The X-Card is a card laid on the table that when someone touches it, we as a group immediately rewind and back off, and try to continue to navigate or even skip entirely and issue that prompted the X-Card. It allows everyone to be an editor of the story.

Lines/Veils is perhaps my favourite safety tool. It establishes lines that you should cross and allows for things that might make use uncomfortable to RP to be still in the game by drawing a veil on it.

Cut/Brake is a variation on Lines and Veils. This allows you to stop action much like the X-Card and also lets you change course.

The Door is Open lets you take a break at any point for any reason. Once after your break, you will join in the game and resume play. This is a no judgement policy. If you are skipping the rest of the session, please let the facilitator know, GM, DM, MC, ref, etc…

Script Change functions like a combination.

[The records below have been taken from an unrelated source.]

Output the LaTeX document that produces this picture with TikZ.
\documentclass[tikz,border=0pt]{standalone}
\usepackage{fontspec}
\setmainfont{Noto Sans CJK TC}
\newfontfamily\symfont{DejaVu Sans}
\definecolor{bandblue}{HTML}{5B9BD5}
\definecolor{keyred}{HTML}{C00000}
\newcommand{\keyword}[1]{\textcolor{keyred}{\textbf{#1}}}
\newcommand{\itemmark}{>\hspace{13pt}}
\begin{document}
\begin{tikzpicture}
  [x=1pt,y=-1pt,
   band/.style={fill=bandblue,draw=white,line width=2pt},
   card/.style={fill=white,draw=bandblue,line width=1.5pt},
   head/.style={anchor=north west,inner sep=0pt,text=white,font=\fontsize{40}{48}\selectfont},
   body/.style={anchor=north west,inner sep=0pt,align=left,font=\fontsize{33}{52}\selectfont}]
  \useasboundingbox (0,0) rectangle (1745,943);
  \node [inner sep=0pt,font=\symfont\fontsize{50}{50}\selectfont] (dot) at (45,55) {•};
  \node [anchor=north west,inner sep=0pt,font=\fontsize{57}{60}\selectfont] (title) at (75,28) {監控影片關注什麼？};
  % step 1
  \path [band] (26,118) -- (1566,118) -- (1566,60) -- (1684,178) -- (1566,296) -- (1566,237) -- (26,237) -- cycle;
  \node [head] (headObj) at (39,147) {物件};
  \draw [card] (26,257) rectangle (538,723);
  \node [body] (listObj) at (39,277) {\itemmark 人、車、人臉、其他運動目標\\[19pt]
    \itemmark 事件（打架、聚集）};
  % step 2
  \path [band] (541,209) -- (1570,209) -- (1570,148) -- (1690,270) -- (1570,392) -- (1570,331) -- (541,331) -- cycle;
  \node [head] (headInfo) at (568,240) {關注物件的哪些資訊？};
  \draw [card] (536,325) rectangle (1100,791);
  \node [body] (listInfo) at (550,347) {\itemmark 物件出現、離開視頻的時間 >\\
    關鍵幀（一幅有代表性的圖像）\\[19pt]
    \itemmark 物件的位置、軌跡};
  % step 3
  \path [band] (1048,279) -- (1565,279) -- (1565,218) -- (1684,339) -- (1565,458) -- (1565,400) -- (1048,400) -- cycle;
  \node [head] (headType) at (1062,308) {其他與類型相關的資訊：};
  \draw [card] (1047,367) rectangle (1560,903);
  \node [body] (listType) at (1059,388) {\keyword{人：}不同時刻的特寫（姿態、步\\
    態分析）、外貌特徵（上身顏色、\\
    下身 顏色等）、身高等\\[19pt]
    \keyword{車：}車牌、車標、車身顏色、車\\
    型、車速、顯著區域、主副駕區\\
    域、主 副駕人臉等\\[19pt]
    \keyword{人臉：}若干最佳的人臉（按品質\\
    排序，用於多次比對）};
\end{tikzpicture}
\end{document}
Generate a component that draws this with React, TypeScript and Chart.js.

Letting you ‘rewind’ a scene to revise the action or content, ‘fast forward’ through parts, and ‘pausing’ lets you cool down before continuing.

I will be going over Lines/Veils, Script change, and what Consent and Trust look like. While informing them of the Open Door Policy.

My Check-in list.

Checking in with the expectations:

  • About the difficulty: Negotiating tougher challenges, what challenges they want out of the game, what I think the game provides and wants you to do, whether meta-gaming is encouraged etc…
  • Expectations I have for the Adventure and if they match what the players have: themed dungeons, environs, living world, challenges that can outright kill you if approached wrong, some problems are not supposed to be approached at all, classic troupes but with darker twists thrown in.
  • Expectations of Themes: society’s ruin, seemingly impossible odds, strange curses
    Leading into possible Lines/Veils talk and Safety Talk.
  • Safety and whose responsible for your emotional security.